WHAT NEEDS TO BE DONE
The lines from the top of the material through the line with "q_star = 6.80" are to be set down exactly. Leave the pictures out.

Figure scripts:
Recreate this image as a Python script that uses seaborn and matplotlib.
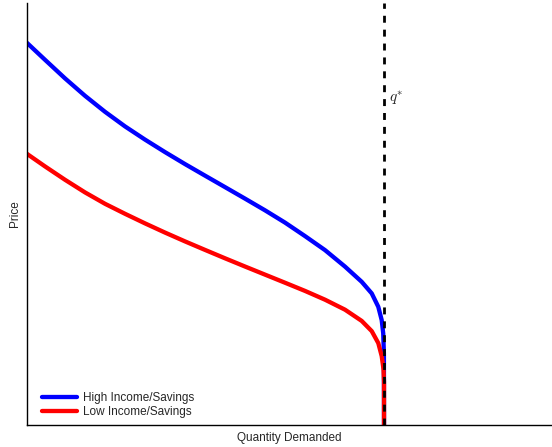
import numpy as np
import pandas as pd
import matplotlib
matplotlib.use("Agg")
import matplotlib.pyplot as plt
import seaborn as sns

# -----------------------
# Data (x: quantity, y: price, arbitrary units)
# -----------------------
q_star = 6.80

high_q = [0, 0.343, 0.724, 1.105, 1.486, 1.867, 2.248, 2.629, 3.010, 3.390,
          3.771, 4.152, 4.533, 4.914, 5.295, 5.676, 6.057, 6.375, 6.566, 6.691,
          6.756, 6.785, 6.798, 6.80]
high_p = [9.057, 8.656, 8.216, 7.803, 7.424, 7.078, 6.765, 6.469, 6.185, 5.912,
          5.640, 5.367, 5.090, 4.799, 4.479, 4.147, 3.756, 3.396, 3.121, 2.803,
          2.488, 2.173, 1.699, 0]

low_q = [0, 0.343, 0.724, 1.105, 1.486, 1.867, 2.248, 2.629, 3.010, 3.390,
         3.771, 4.152, 4.533, 4.914, 5.295, 5.676, 6.057, 6.375, 6.566, 6.691,
         6.756, 6.790, 6.80, 6.80]
low_p = [6.427, 6.130, 5.813, 5.514, 5.244, 5.007, 4.780, 4.562, 4.353, 4.152,
         3.953, 3.758, 3.566, 3.374, 3.180, 2.972, 2.735, 2.469, 2.227, 1.943,
         1.635, 1.327, 1.026, 0]

groups = ["High Income/Savings", "Low Income/Savings"]

df = pd.DataFrame({
    "q": high_q + low_q,
    "p": high_p + low_p,
    "group": [groups[0]] * len(high_q) + [groups[1]] * len(low_q),
})

# -----------------------
# Plot
# -----------------------
sns.set_style("white")
plt.rcParams["font.family"] = ["Liberation Sans", "DejaVu Sans"]
plt.rcParams["mathtext.fontset"] = "cm"

fig = plt.figure(figsize=(5.52, 4.47), dpi=100)
ax = fig.add_axes([0.049, 0.049, 0.951, 0.944])

sns.lineplot(data=df, x="q", y="p", hue="group", hue_order=groups,
             palette=["#0000ff", "#ff0000"], sort=False, estimator=None,
             linewidth=3.1, solid_joinstyle="round", ax=ax)

ax.axvline(q_star, color="black", linestyle=(0, (2.5, 2.5)), linewidth=2, zorder=3)
ax.text(q_star + 0.1, 7.75, r"$q^{*}$", fontsize=11, va="center")

ax.set_xlim(0, 10)
ax.set_ylim(0, 10)
ax.set_xticks([])
ax.set_yticks([])
ax.set_xlabel("Quantity Demanded", fontsize=8.5, labelpad=5)
ax.set_ylabel("Price", fontsize=8.5, labelpad=4)

for s in ["top", "right"]:
    ax.spines[s].set_visible(False)
for s in ["left", "bottom"]:
    ax.spines[s].set_color("black")
    ax.spines[s].set_linewidth(1)

ax.legend(loc="lower left", frameon=False, fontsize=8.5, handlelength=3.0,
          handletextpad=0.45, labelspacing=0.15, borderaxespad=0.2,
          bbox_to_anchor=(0.015, 0.0))

plt.savefig("out.png", dpi=100)
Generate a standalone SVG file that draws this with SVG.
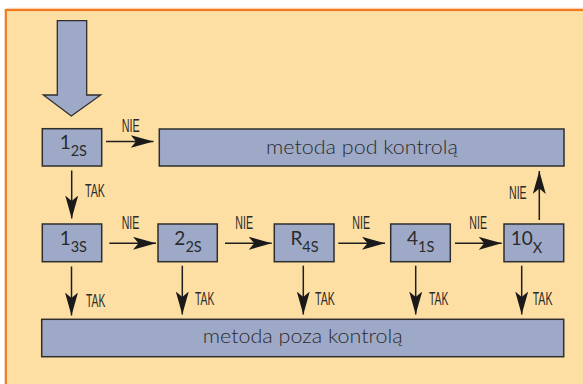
<svg xmlns="http://www.w3.org/2000/svg" width="583" height="384" viewBox="0 0 583 384">
  <style>
    .box { fill: #9EA9C8; stroke: #2E2E2E; stroke-width: 1.5; }
    .lbl { font-family: Lato, "Open Sans", "DejaVu Sans", sans-serif; font-weight: 300; fill: #2B2B2B; }
    .big { font-size: 19px; text-anchor: middle; }
    .main { font-size: 19px; font-weight: 400; text-anchor: middle; }
    .cond { font-family: "Liberation Sans", Arial, sans-serif; font-size: 18px; fill: #2B2B2B; }
    .conn { stroke: #1E1E1E; stroke-width: 1.5; fill: none; marker-end: url(#head); }
  </style>
  <defs>
    <marker id="head" markerUnits="userSpaceOnUse" markerWidth="23" markerHeight="13" viewBox="0 0 23 13" refX="23" refY="6.5" orient="auto">
      <path d="M0,0 L23,6.5 L0,13 L5.5,6.5 Z" fill="#1A1A1A"/>
    </marker>
  </defs>

  <!-- panel -->
  <rect x="0" y="0" width="583" height="384" fill="#FFFFFF"/>
  <rect x="5.8" y="10" width="600" height="400" fill="#FEDFA3" stroke="#F07B22" stroke-width="2.2"/>
  <line x1="7" y1="8.3" x2="583" y2="8.3" stroke="#F9C9A0" stroke-width="1"/>

  <!-- entry arrow -->
  <g id="entry">
    <polygon points="57.3,20.7 86.7,20.7 86.7,95 100.7,95 71.3,116 43.3,95 57.3,95" fill="#9EA9C8" stroke="#2E2E2E" stroke-width="1.3"/>
  </g>

  <!-- connectors -->
  <g id="connectors">
    <line class="conn" x1="106" y1="141.5" x2="153.5" y2="141.5"/>
    <line class="conn" x1="71.7" y1="170.5" x2="71.7" y2="218.5"/>
    <line class="conn" x1="109.3" y1="243.3" x2="156" y2="243.3"/>
    <line class="conn" x1="225" y1="243.3" x2="271.7" y2="243.3"/>
    <line class="conn" x1="338.3" y1="243.3" x2="385" y2="243.3"/>
    <line class="conn" x1="455" y1="243.3" x2="501.7" y2="243.3"/>
    <line class="conn" x1="539.3" y1="220" x2="539.3" y2="171"/>
    <line class="conn" x1="71.5" y1="266.5" x2="71.5" y2="315.5"/>
    <line class="conn" x1="182.3" y1="265.7" x2="182.3" y2="314.5"/>
    <line class="conn" x1="303.3" y1="265.7" x2="303.3" y2="314.5"/>
    <line class="conn" x1="415.7" y1="265.7" x2="415.7" y2="314.5"/>
    <line class="conn" x1="521.7" y1="265.7" x2="521.7" y2="314.5"/>

    <text class="cond" x="121.7" y="131.7" textLength="18" lengthAdjust="spacingAndGlyphs">NIE</text>
    <text class="cond" x="85" y="197.3" textLength="20" lengthAdjust="spacingAndGlyphs">TAK</text>
    <text class="cond" x="121.7" y="229" textLength="17.7" lengthAdjust="spacingAndGlyphs">NIE</text>
    <text class="cond" x="235.3" y="229" textLength="17.7" lengthAdjust="spacingAndGlyphs">NIE</text>
    <text class="cond" x="352.3" y="229" textLength="17.7" lengthAdjust="spacingAndGlyphs">NIE</text>
    <text class="cond" x="469.3" y="229" textLength="17.7" lengthAdjust="spacingAndGlyphs">NIE</text>
    <text class="cond" x="509" y="199.3" textLength="17.7" lengthAdjust="spacingAndGlyphs">NIE</text>
    <text class="cond" x="86" y="306.5" textLength="19.3" lengthAdjust="spacingAndGlyphs">TAK</text>
    <text class="cond" x="195" y="305" textLength="19.3" lengthAdjust="spacingAndGlyphs">TAK</text>
    <text class="cond" x="315" y="304.5" textLength="19.8" lengthAdjust="spacingAndGlyphs">TAK</text>
    <text class="cond" x="429" y="304.5" textLength="19.3" lengthAdjust="spacingAndGlyphs">TAK</text>
    <text class="cond" x="532.7" y="304.5" textLength="19.8" lengthAdjust="spacingAndGlyphs">TAK</text>
  </g>

  <!-- nodes -->
  <g id="n-1-2s">
    <rect class="box" x="42.3" y="128.7" width="59.4" height="37.3"/>
    <text class="lbl main" x="73.3" y="149"><tspan>1</tspan><tspan font-size="14.5" dy="7">2S</tspan></text>
  </g>
  <g id="pod-kontrola">
    <rect class="box" x="159.3" y="129" width="404.7" height="37"/>
    <text class="lbl big" x="362" y="154.3" textLength="192" lengthAdjust="spacingAndGlyphs">metoda pod kontrolą</text>
  </g>
  <g id="n-1-3s">
    <rect class="box" x="42.3" y="224" width="59.4" height="37.7"/>
    <text class="lbl main" x="73.3" y="245.3"><tspan>1</tspan><tspan font-size="14.5" dy="6.5">3S</tspan></text>
  </g>
  <g id="n-2-2s">
    <rect class="box" x="158" y="224" width="59.3" height="37.7"/>
    <text class="lbl main" x="188" y="245.3"><tspan>2</tspan><tspan font-size="14.5" dy="6.5">2S</tspan></text>
  </g>
  <g id="n-r-4s">
    <rect class="box" x="274.3" y="224" width="59.7" height="37.7"/>
    <text class="lbl main" x="304.5" y="245.3"><tspan>R</tspan><tspan font-size="14.5" dy="6.5">4S</tspan></text>
  </g>
  <g id="n-4-1s">
    <rect class="box" x="390.7" y="224" width="59.6" height="37.7"/>
    <text class="lbl main" x="420.7" y="245.3"><tspan>4</tspan><tspan font-size="14.5" dy="6.5">1S</tspan></text>
  </g>
  <g id="n-10-x">
    <rect class="box" x="504" y="224" width="59.7" height="37.7"/>
    <text class="lbl main" x="526.5" y="245.3"><tspan>10</tspan><tspan font-size="14.5" dy="7.5">X</tspan></text>
  </g>
  <g id="poza-kontrola">
    <rect class="box" x="41.7" y="319.3" width="522" height="37.4"/>
    <text class="lbl big" x="302.7" y="343.3" textLength="200" lengthAdjust="spacingAndGlyphs">metoda poza kontrolą</text>
  </g>
</svg>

TASK SOLUTION
Recreate this image as a Python script that uses seaborn and matplotlib.
import numpy as np
import pandas as pd
import matplotlib
matplotlib.use("Agg")
import matplotlib.pyplot as plt
import seaborn as sns

# -----------------------
# Data (x: quantity, y: price, arbitrary units)
# -----------------------
q_star = 6.80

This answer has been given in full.